§ WHAT YOU HAVE TO DO
Omit every picture and return the rest of the data unaltered.

§ SUPPLIED MATERIAL

□ □ □

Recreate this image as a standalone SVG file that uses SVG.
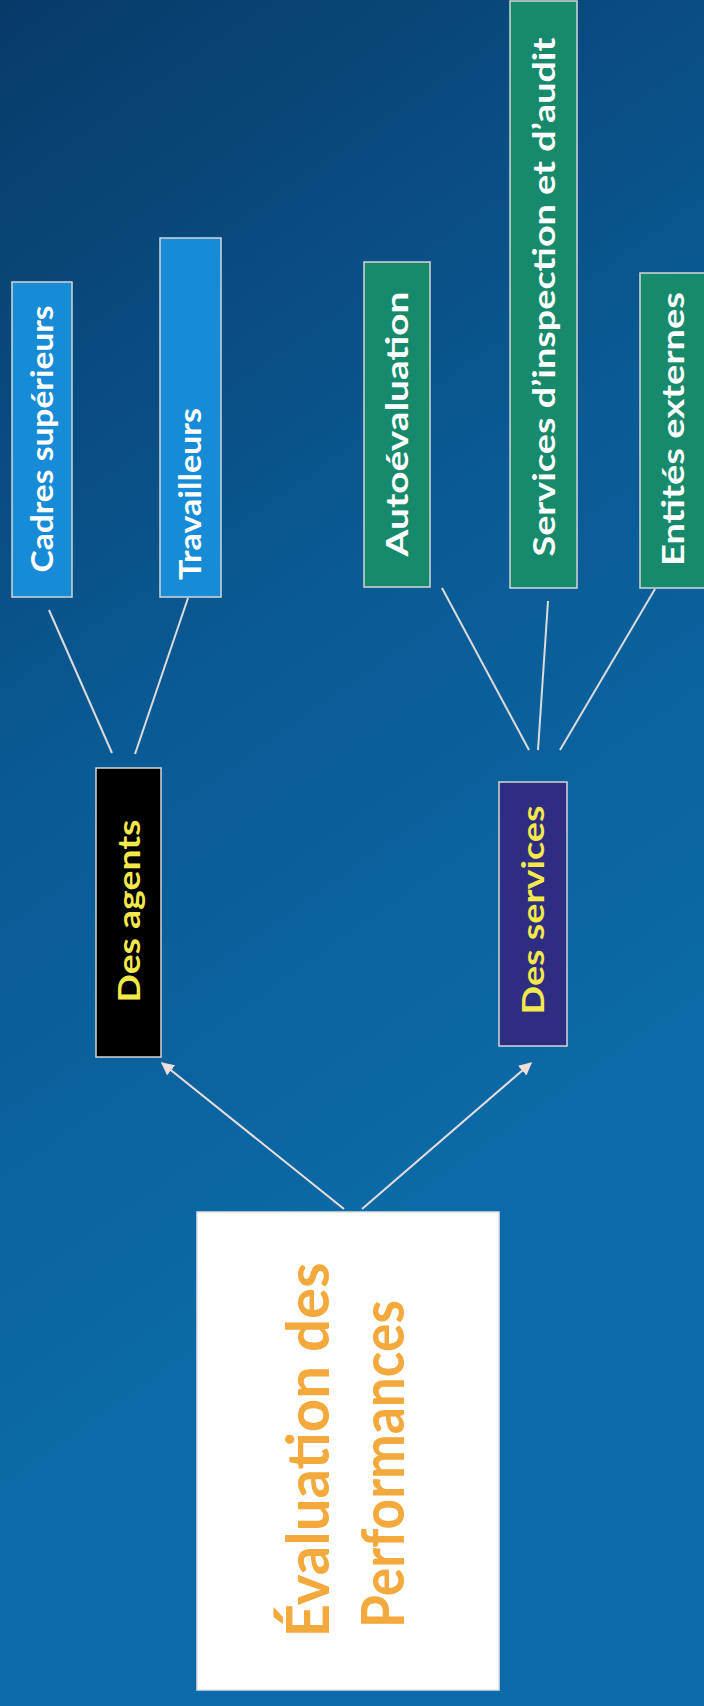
<svg xmlns="http://www.w3.org/2000/svg" width="704" height="1706" viewBox="0 0 704 1706">
  <defs>
    <linearGradient id="bg" gradientUnits="userSpaceOnUse" x1="0" y1="0" x2="704" y2="1000">
      <stop offset="0" stop-color="#083a68"/>
      <stop offset="0.55" stop-color="#0a5a94"/>
      <stop offset="1" stop-color="#0b6aa7"/>
    </linearGradient>
    <marker id="arrow" viewBox="0 0 10 10" refX="9" refY="5" markerWidth="6.5" markerHeight="6.5" markerUnits="strokeWidth" orient="auto">
      <path d="M0,0 L10,5 L0,10 z" fill="#f2dfda"/>
    </marker>
    <style>
      .box { stroke: #d6d6d6; stroke-width: 1.5; }
      .blue { fill: #178bd5; }
      .green { fill: #178a6b; }
      .lbl { font-family: Lato, "Open Sans", sans-serif; font-weight: bold; font-size: 31px; fill: #ffffff; }
      .ylbl { font-family: Lato, "Open Sans", sans-serif; font-weight: bold; font-size: 31px; fill: #f4e94a; }
      .main { font-family: Lato, "Open Sans", sans-serif; font-weight: bold; font-size: 60px; fill: #f3a93c; }
      .link { stroke: #dcdcdc; stroke-width: 2; fill: none; }
      .arr { stroke: #e8dedc; stroke-width: 2; fill: none; }
    </style>
  </defs>
  <rect x="0" y="0" width="704" height="1706" fill="url(#bg)"/>

  <g id="connectors">
    <line class="link" x1="49" y1="610" x2="112" y2="753"/>
    <line class="link" x1="188" y1="598" x2="135" y2="754"/>
    <line class="link" x1="442" y1="588" x2="529" y2="750"/>
    <line class="link" x1="548" y1="601" x2="538" y2="750"/>
    <line class="link" x1="655" y1="589" x2="560" y2="750"/>
    <line class="arr" x1="344" y1="1209" x2="162" y2="1063" marker-end="url(#arrow)"/>
    <line class="arr" x1="362" y1="1209" x2="531" y2="1063" marker-end="url(#arrow)"/>
  </g>

  <g id="cadres">
    <rect class="box blue" x="12" y="282" width="60" height="315"/>
    <text class="lbl" transform="translate(53,439) rotate(-90)" text-anchor="middle" textLength="267" lengthAdjust="spacingAndGlyphs">Cadres supérieurs</text>
  </g>
  <g id="travailleurs">
    <rect class="box blue" x="160" y="238" width="61" height="359"/>
    <text class="lbl" transform="translate(201,494) rotate(-90)" text-anchor="middle" textLength="172" lengthAdjust="spacingAndGlyphs">Travailleurs</text>
  </g>
  <g id="autoevaluation">
    <rect class="box green" x="364" y="262" width="66" height="325"/>
    <text class="lbl" transform="translate(408,424) rotate(-90)" text-anchor="middle" textLength="265" lengthAdjust="spacingAndGlyphs">Autoévaluation</text>
  </g>
  <g id="services-inspection">
    <rect class="box green" x="510" y="1" width="67" height="587"/>
    <text class="lbl" transform="translate(555,297) rotate(-90)" text-anchor="middle" textLength="519" lengthAdjust="spacingAndGlyphs">Services d’inspection et d’audit</text>
  </g>
  <g id="entites">
    <rect class="box green" x="640" y="273" width="66" height="315"/>
    <text class="lbl" transform="translate(684,429) rotate(-90)" text-anchor="middle" textLength="274" lengthAdjust="spacingAndGlyphs">Entités externes</text>
  </g>

  <g id="des-agents">
    <rect class="box" fill="#000000" x="96" y="768" width="65" height="289"/>
    <text class="ylbl" transform="translate(140,911) rotate(-90)" text-anchor="middle" textLength="183" lengthAdjust="spacingAndGlyphs">Des agents</text>
  </g>
  <g id="des-services">
    <rect class="box" fill="#2f2d82" x="499" y="782" width="68" height="264"/>
    <text class="ylbl" transform="translate(544,910) rotate(-90)" text-anchor="middle" textLength="209" lengthAdjust="spacingAndGlyphs">Des services</text>
  </g>

  <g id="evaluation">
    <rect x="197" y="1212" width="302" height="478" fill="#ffffff" stroke="#e0e0e0" stroke-width="1.5"/>
    <text class="main" transform="translate(329,1450) rotate(-90)" text-anchor="middle" textLength="375" lengthAdjust="spacingAndGlyphs">Évaluation des</text>
    <text class="main" transform="translate(404,1464) rotate(-90)" text-anchor="middle" textLength="328" lengthAdjust="spacingAndGlyphs">Performances</text>
  </g>
</svg>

□ □ □

§ ANSWER TO THE TASK
Recreate this image as a standalone SVG file that uses SVG.
<svg xmlns="http://www.w3.org/2000/svg" width="704" height="1706" viewBox="0 0 704 1706">
  <defs>
    <linearGradient id="bg" gradientUnits="userSpaceOnUse" x1="0" y1="0" x2="704" y2="1000">
      <stop offset="0" stop-color="#083a68"/>
      <stop offset="0.55" stop-color="#0a5a94"/>
      <stop offset="1" stop-color="#0b6aa7"/>
    </linearGradient>
    <marker id="arrow" viewBox="0 0 10 10" refX="9" refY="5" markerWidth="6.5" markerHeight="6.5" markerUnits="strokeWidth" orient="auto">
      <path d="M0,0 L10,5 L0,10 z" fill="#f2dfda"/>
    </marker>
    <style>
      .box { stroke: #d6d6d6; stroke-width: 1.5; }
      .blue { fill: #178bd5; }
      .green { fill: #178a6b; }
      .lbl { font-family: Lato, "Open Sans", sans-serif; font-weight: bold; font-size: 31px; fill: #ffffff; }
      .ylbl { font-family: Lato, "Open Sans", sans-serif; font-weight: bold; font-size: 31px; fill: #f4e94a; }
      .main { font-family: Lato, "Open Sans", sans-serif; font-weight: bold; font-size: 60px; fill: #f3a93c; }
      .link { stroke: #dcdcdc; stroke-width: 2; fill: none; }
      .arr { stroke: #e8dedc; stroke-width: 2; fill: none; }
    </style>
  </defs>
  <rect x="0" y="0" width="704" height="1706" fill="url(#bg)"/>

  <g id="connectors">
    <line class="link" x1="49" y1="610" x2="112" y2="753"/>
    <line class="link" x1="188" y1="598" x2="135" y2="754"/>
    <line class="link" x1="442" y1="588" x2="529" y2="750"/>
    <line class="link" x1="548" y1="601" x2="538" y2="750"/>
    <line class="link" x1="655" y1="589" x2="560" y2="750"/>
    <line class="arr" x1="344" y1="1209" x2="162" y2="1063" marker-end="url(#arrow)"/>
    <line class="arr" x1="362" y1="1209" x2="531" y2="1063" marker-end="url(#arrow)"/>
  </g>

  <g id="cadres">
    <rect class="box blue" x="12" y="282" width="60" height="315"/>
    <text class="lbl" transform="translate(53,439) rotate(-90)" text-anchor="middle" textLength="267" lengthAdjust="spacingAndGlyphs">Cadres supérieurs</text>
  </g>
  <g id="travailleurs">
    <rect class="box blue" x="160" y="238" width="61" height="359"/>
    <text class="lbl" transform="translate(201,494) rotate(-90)" text-anchor="middle" textLength="172" lengthAdjust="spacingAndGlyphs">Travailleurs</text>
  </g>
  <g id="autoevaluation">
    <rect class="box green" x="364" y="262" width="66" height="325"/>
    <text class="lbl" transform="translate(408,424) rotate(-90)" text-anchor="middle" textLength="265" lengthAdjust="spacingAndGlyphs">Autoévaluation</text>
  </g>
  <g id="services-inspection">
    <rect class="box green" x="510" y="1" width="67" height="587"/>
    <text class="lbl" transform="translate(555,297) rotate(-90)" text-anchor="middle" textLength="519" lengthAdjust="spacingAndGlyphs">Services d’inspection et d’audit</text>
  </g>
  <g id="entites">
    <rect class="box green" x="640" y="273" width="66" height="315"/>
    <text class="lbl" transform="translate(684,429) rotate(-90)" text-anchor="middle" textLength="274" lengthAdjust="spacingAndGlyphs">Entités externes</text>
  </g>

  <g id="des-agents">
    <rect class="box" fill="#000000" x="96" y="768" width="65" height="289"/>
    <text class="ylbl" transform="translate(140,911) rotate(-90)" text-anchor="middle" textLength="183" lengthAdjust="spacingAndGlyphs">Des agents</text>
  </g>
  <g id="des-services">
    <rect class="box" fill="#2f2d82" x="499" y="782" width="68" height="264"/>
    <text class="ylbl" transform="translate(544,910) rotate(-90)" text-anchor="middle" textLength="209" lengthAdjust="spacingAndGlyphs">Des services</text>
  </g>

  <g id="evaluation">
    <rect x="197" y="1212" width="302" height="478" fill="#ffffff" stroke="#e0e0e0" stroke-width="1.5"/>
    <text class="main" transform="translate(329,1450) rotate(-90)" text-anchor="middle" textLength="375" lengthAdjust="spacingAndGlyphs">Évaluation des</text>
    <text class="main" transform="translate(404,1464) rotate(-90)" text-anchor="middle" textLength="328" lengthAdjust="spacingAndGlyphs">Performances</text>
  </g>
</svg>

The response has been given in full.